Is Christmas Tree Farming a Bankable Business?

More often than not, it's a labor of love for Rhode Island growers.
Illustration by Hye Jin Chung

Bob Johnson strides through a field of balsam and Fraser firs, his head swiveling left to right, scanning for limbs that offend a connifer’s symmetry. Snip! Johnson’s shears claim another errant bough. He proceeds up the row, perfecting each into the bushy cone that careful pruning produces. Johnson’s twelve-year-old daughter, Natalie, trails with less certainty, clipping double leaders — the topmost vertical branch that brings the tree to a single point — on the four-footers. The morning is unseasonably warm, and Johnson’s forehead beads with sweat as the sun begins to slit the cloak of fog. But they have hours of trimming to do, so they push on.

“It’s mostly busy work,” Johnson says. “But the trees don’t talk back to me. They don’t yell at me, and they don’t ask anything of me. It’s peaceful.”

The Johnsons are celebrating their third year as the proprietors of Nagetuck Farms, a 114-acre Christmas tree operation on a winding Tiverton back road. Bob and his wife, Emily, bought the former Boland’s Tree Farm, a parcel adjacent to their home, as a family side project. Neither had farmed before; Bob makes his living as the owner of Atlantic Solutions, a wastewater treatment company. Boland’s had been closed for a few seasons as the stock of saleable trees had dwindled. The Johnsons cleared new fields, planted and rebuilt the barn. They christened it Nagetuck Farms, alluding not to a mythical Native American tribe, but to the names of their children, Natalie, Georgia and Tucker.

“At first, we were happy,” Natalie says of her namesake. “But then we were like, this is going to be a lot of work.”

Christmas comes but once a year. Selling Christmas trees lasts eight days. Growing Christmas trees is an all-season, ten-year-long — from seedling to market-sized stock — proposition. The obstacles are many: drought, root shock, insects, blight, inclement weather on the second Saturday in December. But the restless species known as the Christmas tree farmer will brave a Bible full of plagues to preserve a cherished family tradition.

At least, that’s how it is for the president of the Rhode Island Christmas Tree Growers Association. Eric Watne had been a happy man, working in affordable housing development financing and living lawn-free in his historic home in the heart of Newport. Then, his realtor wife, Catherine, saw a listing for a former Christmas tree farm in Tiverton.

“Instead of buying a house, I bought a job,” he says. “It had been neglected, and I made the ridiculous assumption that it couldn’t be too hard to grow Christmas trees. After one year of working on the trees, shearing, mowing, I was covered in sap and sweat and dirt, getting stung by bees, and I thought: This is it. I’m not going to do this again.”

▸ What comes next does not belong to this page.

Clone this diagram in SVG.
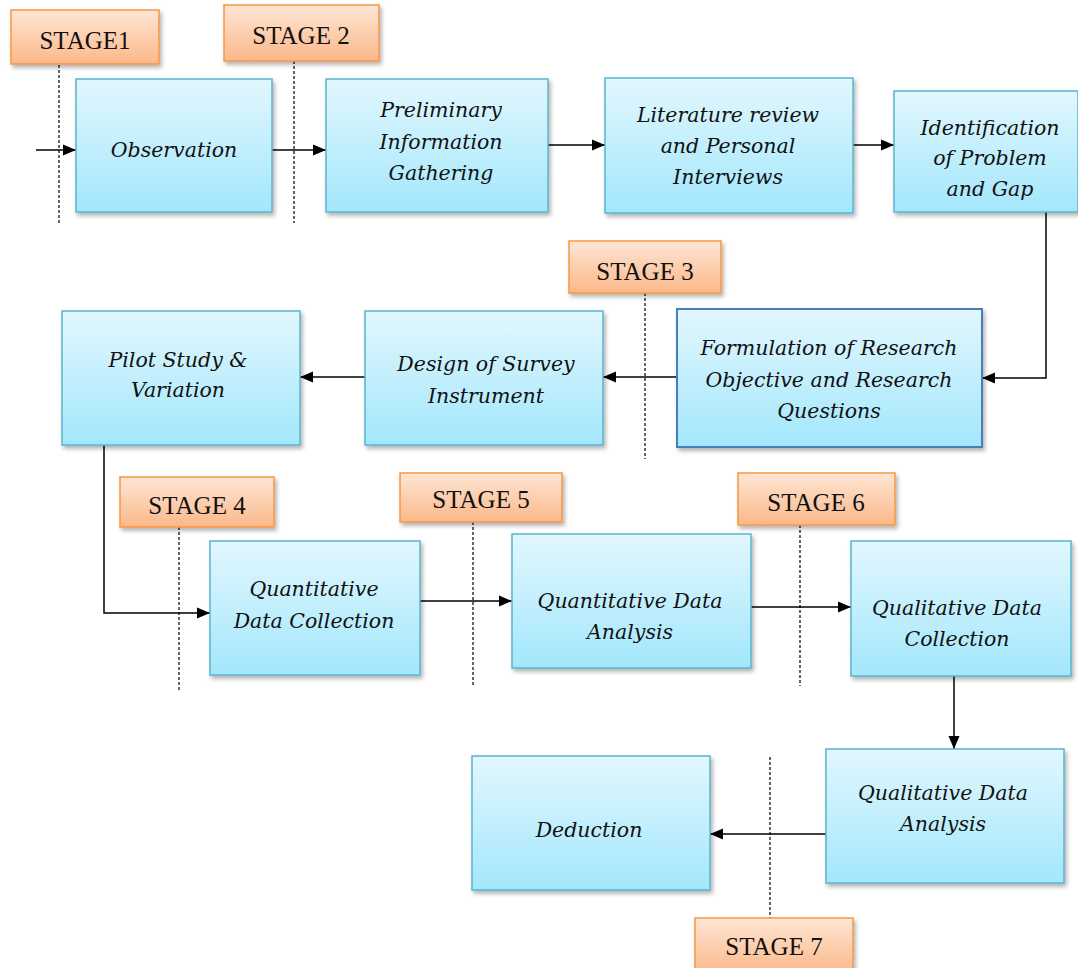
<svg xmlns="http://www.w3.org/2000/svg" width="1078" height="968" viewBox="0 0 1078 968">
  <defs>
    <linearGradient id="boxFill" x1="0" y1="0" x2="0" y2="1">
      <stop offset="0" stop-color="#e2f7fe"/>
      <stop offset="1" stop-color="#a3e7fc"/>
    </linearGradient>
    <linearGradient id="stageFill" x1="0" y1="0" x2="0" y2="1">
      <stop offset="0" stop-color="#fee6d4"/>
      <stop offset="1" stop-color="#fbb88a"/>
    </linearGradient>
    <filter id="shadow" x="-10%" y="-10%" width="125%" height="130%">
      <feDropShadow dx="2" dy="3" stdDeviation="2" flood-color="#000" flood-opacity="0.3"/>
    </filter>
    <marker id="arrow" markerUnits="userSpaceOnUse" markerWidth="14" markerHeight="14" viewBox="0 0 14 14" refX="13" refY="7" orient="auto">
      <path d="M0,1.5 L13,7 L0,12.5 z" fill="#000"/>
    </marker>
    <style>
      .box { fill: url(#boxFill); stroke: #5ab4cf; stroke-width: 1.5; filter: url(#shadow); }
      .box.dark { stroke: #4a7ebb; stroke-width: 2; }
      .stage { fill: url(#stageFill); stroke: #f79646; stroke-width: 1.5; filter: url(#shadow); }
      .label { font-family: "DejaVu Serif", "Liberation Serif", serif; font-style: italic; font-size: 20.5px; fill: #111; text-anchor: middle; }
      .stagetxt { font-family: "Liberation Serif", "Times New Roman", serif; font-size: 25px; fill: #111; text-anchor: middle; }
      .divider { stroke: #333; stroke-width: 1.5; stroke-dasharray: 3 2; fill: none; }
      .link { stroke: #000; stroke-width: 1.5; fill: none; marker-end: url(#arrow); }
    </style>
  </defs>

  <rect width="1078" height="968" fill="#fff"/>

  <!-- stage dividers -->
  <g id="dividers">
    <line class="divider" x1="59" y1="65" x2="59" y2="223"/>
    <line class="divider" x1="294" y1="61" x2="294" y2="223"/>
    <line class="divider" x1="645" y1="293" x2="645" y2="459"/>
    <line class="divider" x1="179" y1="527" x2="179" y2="690"/>
    <line class="divider" x1="473" y1="522" x2="473" y2="686"/>
    <line class="divider" x1="800" y1="525" x2="800" y2="686"/>
    <line class="divider" x1="770" y1="757" x2="770" y2="918"/>
  </g>

  <!-- stage labels -->
  <g id="stage1"><rect class="stage" x="11" y="10" width="148" height="54"/><text class="stagetxt" x="85" y="49">STAGE1</text></g>
  <g id="stage2"><rect class="stage" x="224" y="5" width="155" height="56"/><text class="stagetxt" x="301" y="44">STAGE 2</text></g>
  <g id="stage3"><rect class="stage" x="569" y="241" width="152" height="52"/><text class="stagetxt" x="645" y="280">STAGE 3</text></g>
  <g id="stage4"><rect class="stage" x="120" y="477" width="154" height="50"/><text class="stagetxt" x="197" y="514">STAGE 4</text></g>
  <g id="stage5"><rect class="stage" x="400" y="473" width="162" height="49"/><text class="stagetxt" x="481" y="508">STAGE 5</text></g>
  <g id="stage6"><rect class="stage" x="738" y="473" width="157" height="52"/><text class="stagetxt" x="816" y="511">STAGE 6</text></g>
  <g id="stage7"><rect class="stage" x="695" y="918" width="158" height="56"/><text class="stagetxt" x="774" y="955">STAGE 7</text></g>

  <!-- connectors -->
  <g id="connectors">
    <line class="link" x1="36" y1="150" x2="76" y2="150"/>
    <line class="link" x1="272" y1="150" x2="326" y2="150"/>
    <line class="link" x1="548" y1="145" x2="605" y2="145"/>
    <line class="link" x1="853" y1="145" x2="894" y2="145"/>
    <polyline class="link" points="1046,212 1046,378 982,378"/>
    <line class="link" x1="677" y1="377" x2="603" y2="377"/>
    <line class="link" x1="365" y1="377" x2="300" y2="377"/>
    <polyline class="link" points="104,445 104,613 210,613"/>
    <line class="link" x1="420" y1="601" x2="512" y2="601"/>
    <line class="link" x1="751" y1="607" x2="851" y2="607"/>
    <line class="link" x1="954" y1="676" x2="954" y2="749"/>
    <line class="link" x1="826" y1="834" x2="710" y2="834"/>
  </g>

  <!-- process steps -->
  <g id="observation">
    <rect class="box" x="76" y="79" width="196" height="133"/>
    <text class="label" x="174" y="157">Observation</text>
  </g>
  <g id="preliminary">
    <rect class="box" x="326" y="79" width="222" height="133"/>
    <text class="label" x="441" y="117">Preliminary</text>
    <text class="label" x="441" y="149">Information</text>
    <text class="label" x="441" y="180">Gathering</text>
  </g>
  <g id="literature">
    <rect class="box" x="605" y="78" width="248" height="135"/>
    <text class="label" x="728" y="122">Literature review</text>
    <text class="label" x="728" y="153">and Personal</text>
    <text class="label" x="728" y="184">Interviews</text>
  </g>
  <g id="identification">
    <rect class="box" x="894" y="91" width="184" height="121"/>
    <text class="label" x="990" y="135">Identification</text>
    <text class="label" x="990" y="165">of Problem</text>
    <text class="label" x="990" y="196">and Gap</text>
  </g>
  <g id="formulation">
    <rect class="box dark" x="677" y="309" width="305" height="138"/>
    <text class="label" x="829" y="355">Formulation of Research</text>
    <text class="label" x="829" y="387">Objective and Research</text>
    <text class="label" x="829" y="418">Questions</text>
  </g>
  <g id="design">
    <rect class="box" x="365" y="311" width="238" height="134"/>
    <text class="label" x="486" y="371">Design of Survey</text>
    <text class="label" x="486" y="403">Instrument</text>
  </g>
  <g id="pilot">
    <rect class="box" x="62" y="311" width="238" height="134"/>
    <text class="label" x="178" y="367">Pilot Study &amp;</text>
    <text class="label" x="178" y="397">Variation</text>
  </g>
  <g id="quant-collection">
    <rect class="box" x="210" y="541" width="210" height="134"/>
    <text class="label" x="314" y="596">Quantitative</text>
    <text class="label" x="314" y="628">Data Collection</text>
  </g>
  <g id="quant-analysis">
    <rect class="box" x="512" y="534" width="239" height="134"/>
    <text class="label" x="630" y="608">Quantitative Data</text>
    <text class="label" x="630" y="639">Analysis</text>
  </g>
  <g id="qual-collection">
    <rect class="box" x="851" y="541" width="220" height="135"/>
    <text class="label" x="957" y="615">Qualitative Data</text>
    <text class="label" x="957" y="646">Collection</text>
  </g>
  <g id="qual-analysis">
    <rect class="box" x="826" y="749" width="238" height="134"/>
    <text class="label" x="943" y="800">Qualitative Data</text>
    <text class="label" x="943" y="831">Analysis</text>
  </g>
  <g id="deduction">
    <rect class="box" x="472" y="756" width="238" height="134"/>
    <text class="label" x="589" y="837">Deduction</text>
  </g>
</svg>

Then, Watne opened Clark’s Christmas Tree Farm for Christmas.

“The first family came, saying, ‘Thank God it’s open! I came here as a little kid. This is a tradition,’ ” Watne says. “Right then, I told my wife that I felt this was like my social responsibility, to keep it going. Nobody is unhappy when they buy a Christmas tree. It’s a love fest. And there’s something energizing about that.”

Few are energized enough to make that trade-off. According to the last United States Department of Agriculture survey, taken every five years, Rhode Island has around fifty Christmas tree farms. But the real number is closer to thirty active farms. And that mirrors the national trend, says Marsha Gray, director of industry communication for the Christmas Tree Promotion Board (CTPB).

“We have lost 30 percent of our acreage in the last ten years,” she says.

Nonetheless, “Christmas tree farming is an important industry for us,” says Ken Ayars, chief of the Rhode Island Department of Environmental Management’s Division of Agriculture and Resource Marketing. “Four or five years ago, there was concern about the future. But my sense of it is: It’s coming back. Part of that is the connectivity to the local food and agriculture movement and part of it is the young people getting into the industry.”

By noon, the sun beats down on Paul McKenney, cutting long loops on his riding mower around a grid of seedlings at one end of the field; a large flock of turkeys is foraging at the other. Ten years ago, this was one of seven immaculate fields in Maciel’s Christmas Tree Farm. A framed aerial photograph attests to the military precision the Maciel family imposed on the forty-acre spread in Little Compton for more than a half-century.